241 F.3d 396 (5th Cir. 2001)
FEDERATED MUTUAL INSURANCE COMPANY, Plaintiff,
GRAPEVINE EXCAVATION, INC., ET AL Defendants,
GRAPEVINE EXCAVATION, INC., Defendant-Third Party Plaintiff-Appellant,
MARYLAND LLOYDS, a Lloyds Insurance Company, Third Party Defendant-Appellee.
IN THE UNITED STATES COURT OF APPEALS, FIFTH CIRCUIT
February 2, 2001
Appeal from the United States District Court for the Northern District of Texas.
Before JONES and WIENER, Circuit Judges, and WALTER, District Judge.*
The district court rendered summary judgment in favor of Third Party Defendant-Appellee Maryland Lloyds (“Maryland”). We held on appeal that Maryland had breached its contract with Third Party Plaintiff-Appellant Grapevine Excavation Inc. (“GEI”), reversed the district court’s grant of summary judgment and rendered judgment in favor of GEI,1 and remanded the case for the district court to determine the appropriate remedy. From that remand, however, we withheld the issue of GEI’s entitlement to attorney’s fees incurred in prosecuting this action, retaining jurisdiction for the limited purpose of making that determination, and in turn certifying that question to the Supreme Court of Texas. We asked:
In a policyholder’s successful suit for breach of contract against an insurance company that is subject to one or more of the provisions listed in ? 38.006, is the insurance company liable to its policyholder for reasonable attorney’s fees incurred in pursuing the breach-of-contract action, either under an Insurance Code provision listed in ? 38.006, or under ? 36.001 if application of one or more of those sections does not result in the award of attorney’s fees?2
The Supreme Court of Texas answered in the affirmative:
We hold that in a policyholder’s successful suit for breach of contract against an insurer that is subject to the provisions listed in section 38.006, the insurer is liable for reasonable attorney’s fees incurred in pursuing the breach-of-contract action under section 38.001 unless the insurer is liable for attorney’s fees under another statutory scheme.

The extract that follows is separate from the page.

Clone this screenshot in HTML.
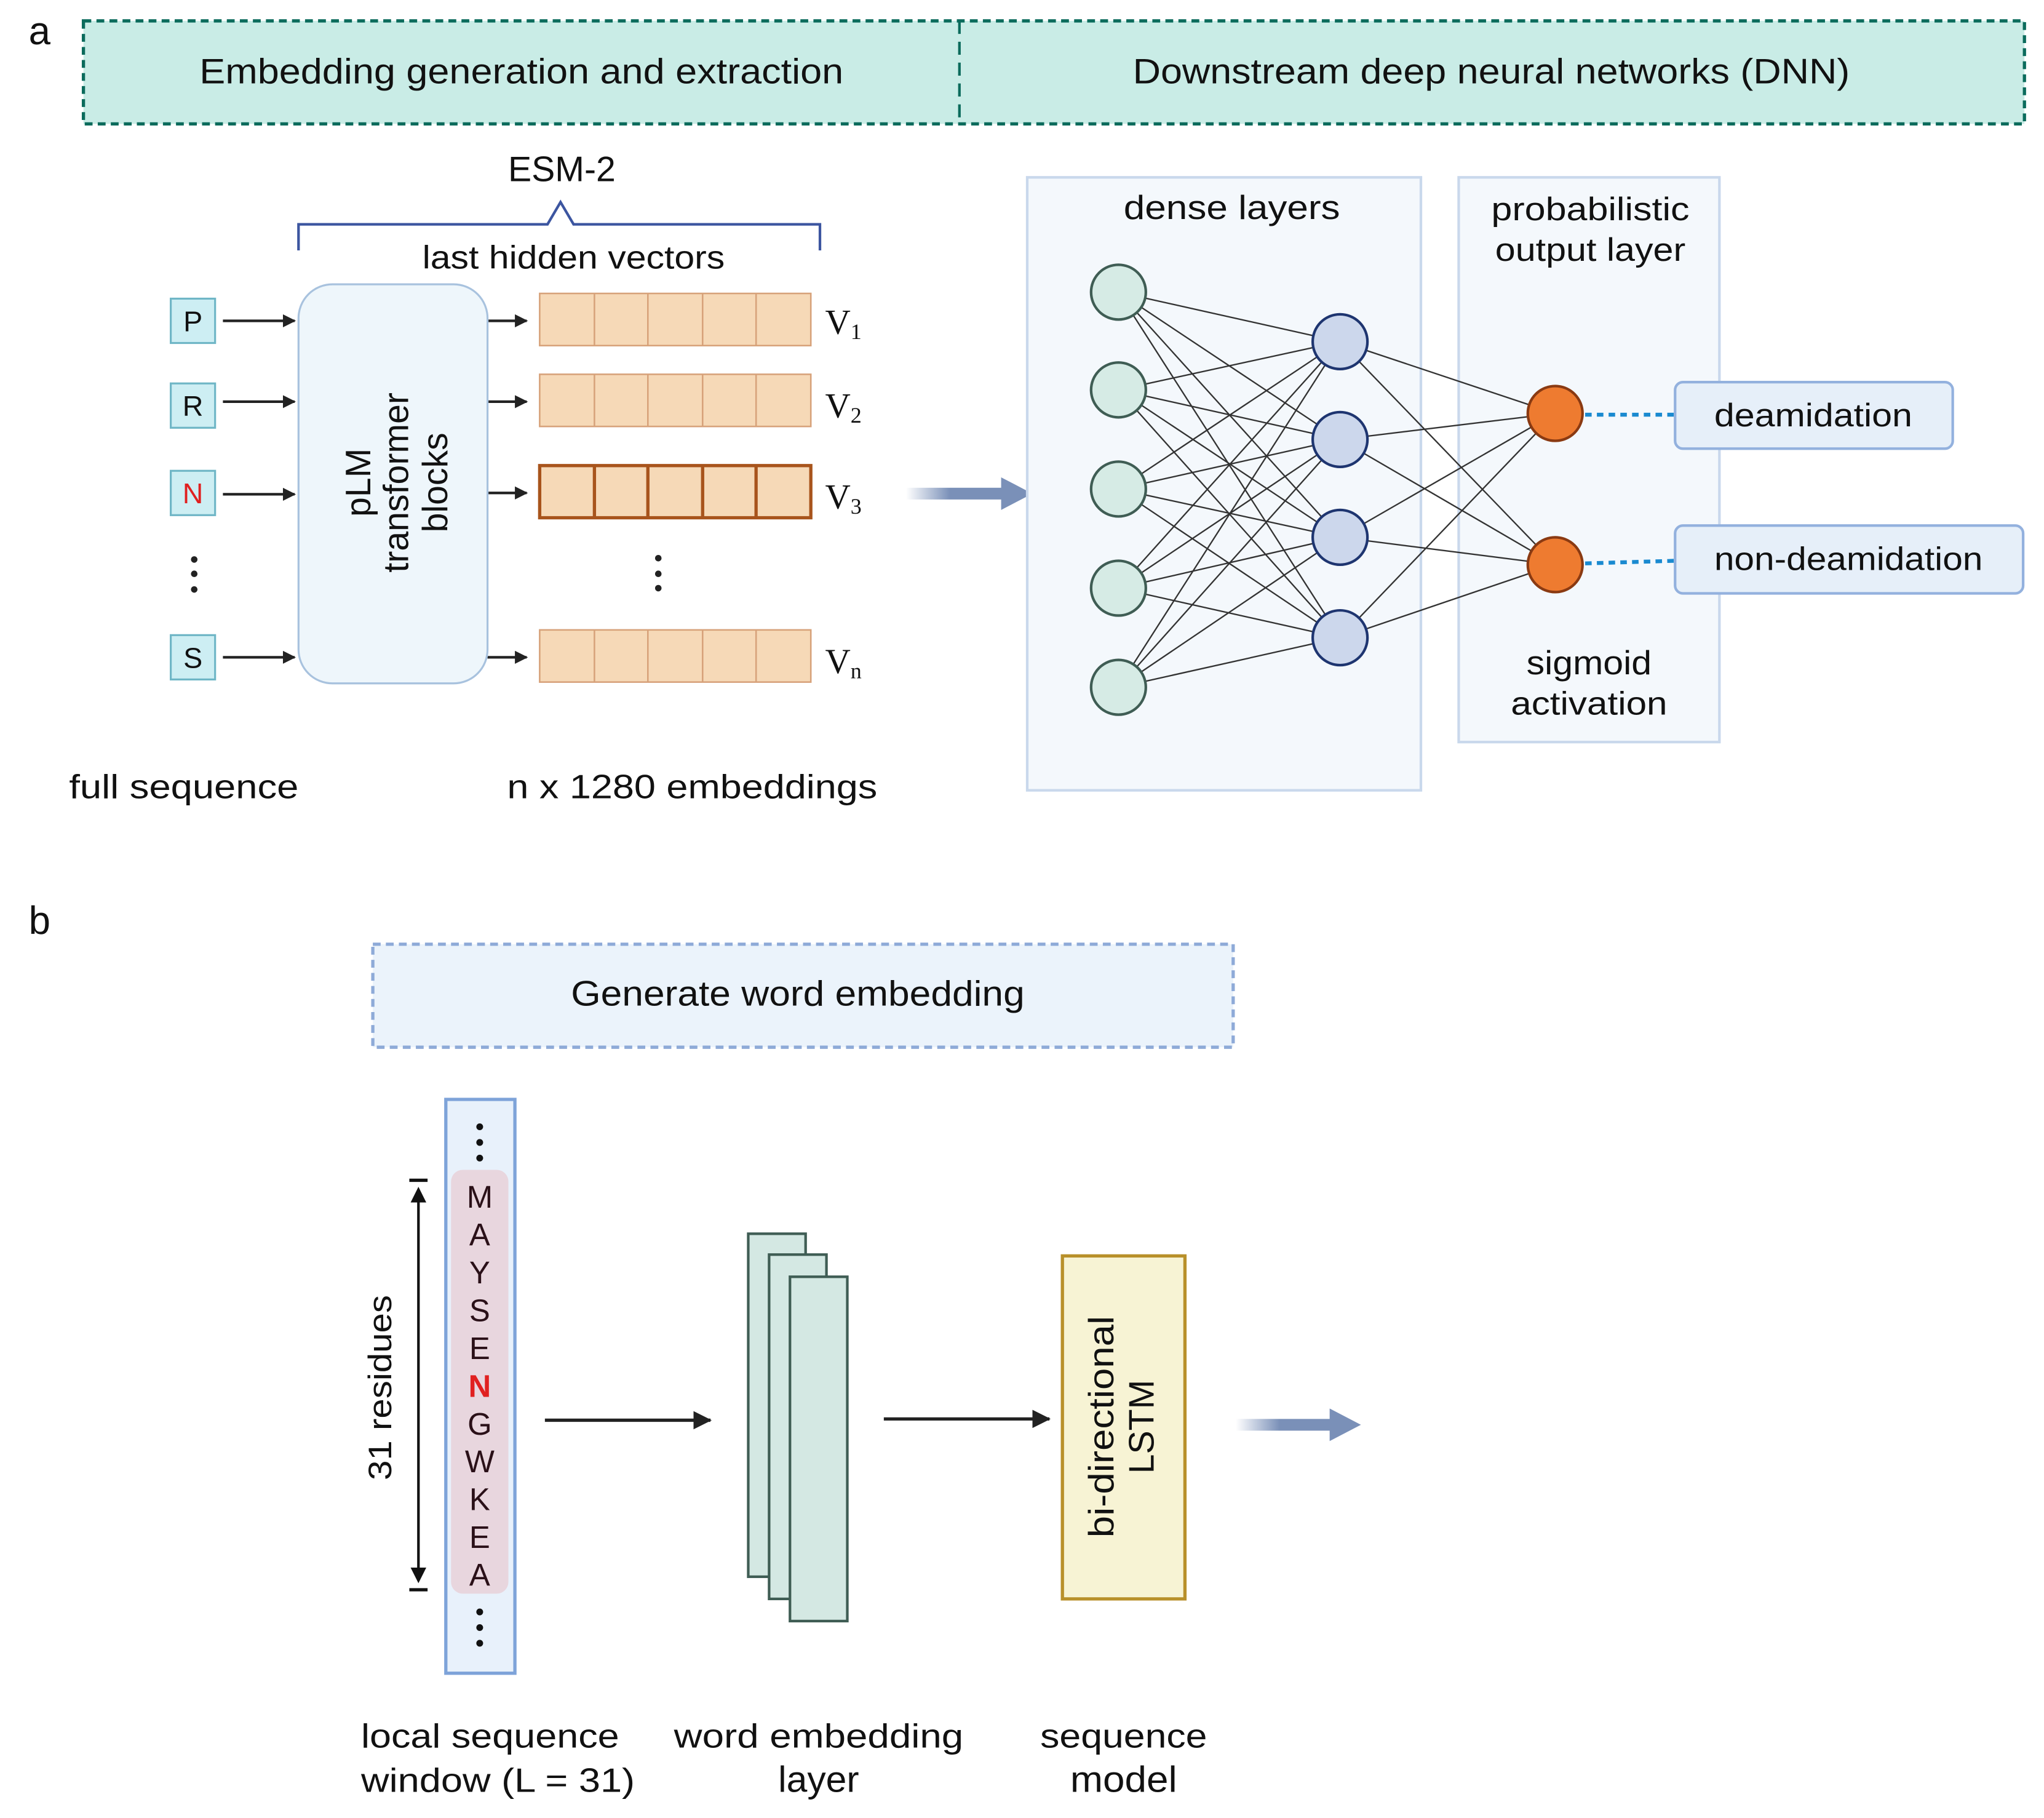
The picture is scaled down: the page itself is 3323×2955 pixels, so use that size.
<!DOCTYPE html>
<html><head><meta charset="utf-8"><style>
html,body{margin:0;padding:0;background:#fff;}
svg{display:block;}
text{font-family:"Liberation Sans","DejaVu Sans",sans-serif;fill:#111;}
</style></head><body>
<svg width="3323" height="2955" viewBox="0 0 1568 1394" preserveAspectRatio="none" xmlns="http://www.w3.org/2000/svg">
<defs>
<marker id="ah" markerWidth="10" markerHeight="10" refX="9" refY="5" orient="auto" markerUnits="userSpaceOnUse"><path d="M0,0 L10,5 L0,10 z" fill="#222"/></marker>
<marker id="ahb" markerWidth="14" markerHeight="14" refX="13" refY="7" orient="auto" markerUnits="userSpaceOnUse"><path d="M0,0 L14,7 L0,14 z" fill="#222"/></marker>
<linearGradient id="fade" x1="0" x2="1" y1="0" y2="0"><stop offset="0" stop-color="#7a90b8" stop-opacity="0"/><stop offset="0.45" stop-color="#7a90b8" stop-opacity="1"/></linearGradient>
</defs>

<text x="22" y="34" font-size="30">a</text>
<rect x="64" y="16" width="1489" height="79" fill="#c9ece6" stroke="#0b6b5c" stroke-width="2.5" stroke-dasharray="6,4"/>
<line x1="736" y1="16" x2="736" y2="95" stroke="#0b6b5c" stroke-width="2" stroke-dasharray="10,6"/>
<text x="400" y="64" font-size="27" text-anchor="middle" textLength="494" lengthAdjust="spacingAndGlyphs">Embedding generation and extraction</text>
<text x="1144" y="64" font-size="27" text-anchor="middle" textLength="550" lengthAdjust="spacingAndGlyphs">Downstream deep neural networks (DNN)</text>

<text x="431" y="139" font-size="27" text-anchor="middle">ESM-2</text>
<path d="M229,192 V172 H420 L430,155 L440,172 H629 V192" fill="none" stroke="#3c55a0" stroke-width="2"/>
<text x="440" y="206" font-size="25" text-anchor="middle" textLength="232" lengthAdjust="spacingAndGlyphs">last hidden vectors</text>

<rect x="131" y="229" width="34" height="34" fill="#cdeef3" stroke="#6fb6c6" stroke-width="1.5"/><text x="148" y="254" font-size="22" text-anchor="middle">P</text>
<rect x="131" y="294" width="34" height="34" fill="#cdeef3" stroke="#6fb6c6" stroke-width="1.5"/><text x="148" y="319" font-size="22" text-anchor="middle">R</text>
<rect x="131" y="361" width="34" height="34" fill="#cdeef3" stroke="#6fb6c6" stroke-width="1.5"/><text x="148" y="386" font-size="22" text-anchor="middle" style="fill:#e02020">N</text>
<rect x="131" y="487" width="34" height="34" fill="#cdeef3" stroke="#6fb6c6" stroke-width="1.5"/><text x="148" y="512" font-size="22" text-anchor="middle">S</text>
<g fill="#222"><circle cx="149" cy="429" r="2.5"/><circle cx="149" cy="440" r="2.5"/><circle cx="149" cy="452" r="2.5"/>
<circle cx="505" cy="428" r="2.5"/><circle cx="505" cy="440" r="2.5"/><circle cx="505" cy="451" r="2.5"/></g>
<g stroke="#222" stroke-width="2" marker-end="url(#ah)">
<line x1="171" y1="246" x2="226" y2="246"/><line x1="171" y1="308" x2="226" y2="308"/>
<line x1="171" y1="379" x2="226" y2="379"/><line x1="171" y1="504" x2="226" y2="504"/>
<line x1="374" y1="246" x2="404" y2="246"/><line x1="374" y1="308" x2="404" y2="308"/>
<line x1="374" y1="378" x2="404" y2="378"/><line x1="374" y1="504" x2="404" y2="504"/>
</g>
<rect x="229" y="218" width="145" height="306" rx="26" fill="#eef6fb" stroke="#a8c2de" stroke-width="1.5"/>
<text transform="translate(284,370) rotate(-90)" font-size="27" text-anchor="middle">pLM</text>
<text transform="translate(313,370) rotate(-90)" font-size="27" text-anchor="middle">transformer</text>
<text transform="translate(343,370) rotate(-90)" font-size="27" text-anchor="middle">blocks</text>

<g fill="#f6d9b7" stroke="#d7a27a" stroke-width="1.2">
<rect x="414" y="225" width="208" height="40"/><rect x="414" y="287" width="208" height="40"/><rect x="414" y="483" width="208" height="40"/>
</g>
<g stroke="#d7a27a" stroke-width="1.2">
<path d="M456,225v40M497,225v40M539,225v40M580,225v40"/>
<path d="M456,287v40M497,287v40M539,287v40M580,287v40"/>
<path d="M456,483v40M497,483v40M539,483v40M580,483v40"/>
</g>
<rect x="414" y="357" width="208" height="40" fill="#f6d9b7" stroke="#a8541c" stroke-width="2.5"/>
<path d="M456,357v40M497,357v40M539,357v40M580,357v40" stroke="#a8541c" stroke-width="2.5"/>
<text x="633" y="256" font-size="27" style="font-family:'Liberation Serif',serif">V<tspan font-size="17" dy="4">1</tspan></text>
<text x="633" y="320" font-size="27" style="font-family:'Liberation Serif',serif">V<tspan font-size="17" dy="4">2</tspan></text>
<text x="633" y="390" font-size="27" style="font-family:'Liberation Serif',serif">V<tspan font-size="17" dy="4">3</tspan></text>
<text x="633" y="516" font-size="27" style="font-family:'Liberation Serif',serif">V<tspan font-size="17" dy="4">n</tspan></text>
<text x="141" y="612" font-size="26" text-anchor="middle" textLength="176" lengthAdjust="spacingAndGlyphs">full sequence</text>
<text x="531" y="612" font-size="26" text-anchor="middle" textLength="284" lengthAdjust="spacingAndGlyphs">n x 1280 embeddings</text>

<rect x="695" y="374" width="75" height="9" fill="url(#fade)"/>
<path d="M768,366 L792,378.5 L768,391 z" fill="#7a90b8"/>

<rect x="788" y="136" width="302" height="470" fill="#f4f8fc" stroke="#c9d8ec" stroke-width="2"/>
<rect x="1119" y="136" width="200" height="433" fill="#f4f8fc" stroke="#c9d8ec" stroke-width="2"/>
<text x="945" y="168" font-size="26" text-anchor="middle" textLength="166" lengthAdjust="spacingAndGlyphs">dense layers</text>
<text x="1220" y="169" font-size="25" text-anchor="middle" textLength="152" lengthAdjust="spacingAndGlyphs">probabilistic</text>
<text x="1220" y="200" font-size="25" text-anchor="middle" textLength="146" lengthAdjust="spacingAndGlyphs">output layer</text>
<text x="1219" y="517" font-size="26" text-anchor="middle" textLength="96" lengthAdjust="spacingAndGlyphs">sigmoid</text>
<text x="1219" y="548" font-size="25" text-anchor="middle" textLength="120" lengthAdjust="spacingAndGlyphs">activation</text>

<g stroke="#333" stroke-width="1.1">
<path d="M858,224L1028,262M858,224L1028,337M858,224L1028,412M858,224L1028,489
M858,299L1028,262M858,299L1028,337M858,299L1028,412M858,299L1028,489
M858,375L1028,262M858,375L1028,337M858,375L1028,412M858,375L1028,489
M858,451L1028,262M858,451L1028,337M858,451L1028,412M858,451L1028,489
M858,527L1028,262M858,527L1028,337M858,527L1028,412M858,527L1028,489
M1028,262L1193,317M1028,262L1193,433M1028,337L1193,317M1028,337L1193,433
M1028,412L1193,317M1028,412L1193,433M1028,489L1193,317M1028,489L1193,433"/>
</g>
<g fill="#d6ebe5" stroke="#3f5d54" stroke-width="2">
<circle cx="858" cy="224" r="21"/><circle cx="858" cy="299" r="21"/><circle cx="858" cy="375" r="21"/><circle cx="858" cy="451" r="21"/><circle cx="858" cy="527" r="21"/>
</g>
<g fill="#ccd7ec" stroke="#1e3570" stroke-width="2">
<circle cx="1028" cy="262" r="21"/><circle cx="1028" cy="337" r="21"/><circle cx="1028" cy="412" r="21"/><circle cx="1028" cy="489" r="21"/>
</g>
<g fill="#ee7b30" stroke="#8a3a12" stroke-width="2">
<circle cx="1193" cy="317" r="21"/><circle cx="1193" cy="433" r="21"/>
</g>
<g stroke="#1a8ad0" stroke-width="3" stroke-dasharray="5,4">
<line x1="1216" y1="318" x2="1285" y2="318"/><line x1="1216" y1="432" x2="1285" y2="430"/>
</g>
<rect x="1285" y="293" width="213" height="51" rx="6" fill="#e6eff9" stroke="#93b1de" stroke-width="2"/>
<text x="1391" y="327" font-size="25" text-anchor="middle" textLength="152" lengthAdjust="spacingAndGlyphs">deamidation</text>
<rect x="1285" y="403" width="267" height="52" rx="6" fill="#e6eff9" stroke="#93b1de" stroke-width="2"/>
<text x="1418" y="437" font-size="25" text-anchor="middle" textLength="206" lengthAdjust="spacingAndGlyphs">non-deamidation</text>

<text x="22" y="716" font-size="30">b</text>
<rect x="286" y="724" width="660" height="79" fill="#ebf3fb" stroke="#8eaad8" stroke-width="2.5" stroke-dasharray="6,4"/>
<text x="612" y="771" font-size="27" text-anchor="middle" textLength="348" lengthAdjust="spacingAndGlyphs">Generate word embedding</text>

<rect x="342" y="843" width="53" height="440" fill="#e8f1fb" stroke="#7ea3d9" stroke-width="2.5"/>
<rect x="346" y="897" width="44" height="325" rx="9" fill="#e8d6de"/>
<g fill="#111"><circle cx="368" cy="864" r="2.6"/><circle cx="368" cy="876" r="2.6"/><circle cx="368" cy="888" r="2.6"/>
<circle cx="368" cy="1236" r="2.6"/><circle cx="368" cy="1248" r="2.6"/><circle cx="368" cy="1260" r="2.6"/></g>
<g font-size="24" text-anchor="middle">
<text x="368" y="926" style="fill:#2a1018">M</text><text x="368" y="955" style="fill:#2a1018">A</text><text x="368" y="984" style="fill:#2a1018">Y</text>
<text x="368" y="1013" style="fill:#2a1018">S</text><text x="368" y="1042" style="fill:#2a1018">E</text><text x="368" y="1071" font-weight="bold" style="fill:#e02020">N</text>
<text x="368" y="1100" style="fill:#2a1018">G</text><text x="368" y="1129" style="fill:#2a1018">W</text><text x="368" y="1158" style="fill:#2a1018">K</text>
<text x="368" y="1187" style="fill:#2a1018">E</text><text x="368" y="1216" style="fill:#2a1018">A</text>
</g>
<line x1="314" y1="905" x2="328" y2="905" stroke="#111" stroke-width="2.5"/>
<line x1="314" y1="1219" x2="328" y2="1219" stroke="#111" stroke-width="2.5"/>
<line x1="321" y1="912" x2="321" y2="1212" stroke="#111" stroke-width="2"/>
<path d="M315,922 L321,910 L327,922 z M315,1202 L321,1214 L327,1202 z" fill="#111"/>
<text transform="translate(300,1064) rotate(-90)" font-size="25" text-anchor="middle" textLength="142" lengthAdjust="spacingAndGlyphs">31 residues</text>

<line x1="418" y1="1089" x2="545" y2="1089" stroke="#222" stroke-width="2.5" marker-end="url(#ahb)"/>
<line x1="678" y1="1088" x2="805" y2="1088" stroke="#222" stroke-width="2.5" marker-end="url(#ahb)"/>

<g fill="#d4e8e3" stroke="#3f5d54" stroke-width="2">
<rect x="574" y="946" width="44" height="263"/><rect x="590" y="962" width="44" height="264"/><rect x="606" y="979" width="44" height="264"/>
</g>
<rect x="815" y="963" width="94" height="263" fill="#f7f3d4" stroke="#b8902a" stroke-width="2.5"/>
<text transform="translate(854,1094) rotate(-90)" font-size="27" text-anchor="middle" textLength="170" lengthAdjust="spacingAndGlyphs">bi-directional</text>
<text transform="translate(885,1094) rotate(-90)" font-size="27" text-anchor="middle">LSTM</text>

<rect x="948" y="1088" width="75" height="9" fill="url(#fade)"/>
<path d="M1020,1080 L1044,1092.5 L1020,1105 z" fill="#7a90b8"/>

<text x="376" y="1340" font-size="26" text-anchor="middle" textLength="198" lengthAdjust="spacingAndGlyphs">local sequence</text>
<text x="382" y="1374" font-size="26" text-anchor="middle" textLength="210" lengthAdjust="spacingAndGlyphs">window (L = 31)</text>
<text x="628" y="1340" font-size="26" text-anchor="middle" textLength="222" lengthAdjust="spacingAndGlyphs">word embedding</text>
<text x="628" y="1374" font-size="28" text-anchor="middle" textLength="62" lengthAdjust="spacingAndGlyphs">layer</text>
<text x="862" y="1340" font-size="26" text-anchor="middle" textLength="128" lengthAdjust="spacingAndGlyphs">sequence</text>
<text x="862" y="1374" font-size="28" text-anchor="middle" textLength="82" lengthAdjust="spacingAndGlyphs">model</text>
</svg>
</body></html>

Accordingly, we answer the certified question from the Fifth Circuit Court of Appeals yes.3
GEI is therefore entitled to recover its reasonable attorney’s fees.
As the district court originally ruled against GEI, that court has not had an opportunity to determine the quantum of attorney’s fees and costs to which GEI is entitled. We remand this additional issue with instructions for the district court to conduct such proceedings as it deems necessary and appropriate to ascertain the amount of GEI’s reasonable attorney’s fees and costs, and to enter judgment accordingly. This panel retains limited jurisdiction to hear any appeal that might arise from the remand of this issue.
REMANDED on issue of attorney’s fees and costs; LIMITED JURISDICTION RETAINED by this panel to hear future appeals, if any, regarding attorney’s fees and costs.
District Judge of the Western District of Louisiana, sitting by designation.
197 F.3d 720 (5th Cir. 1999).
197 F.3d 730, 732 (5th Cir. 1999).
35 S.W.3d 1 (Tex. Jul 06, 2000)(NO. 99-1227), rehearing overruled (Jan 18, 2001). To the extent that the Supreme Court of Texas’s answer to our question in the instant case conflicts with our decisions in Lafarge Corp. v. Hartford Cas. Ins. Co., 61 F.3d 389, 402-03 (5th Cir. 1995) and Bituminous Cas. Corp. v. Cacuum Tanks, Inc., 975 F.2d 1130, 1133 (5th Cir. 1992), those cases are no longer binding precedent of this Court. See FDIC v. Abraham, 137 F.3d 264, 268-69 (5th Cir. 1998).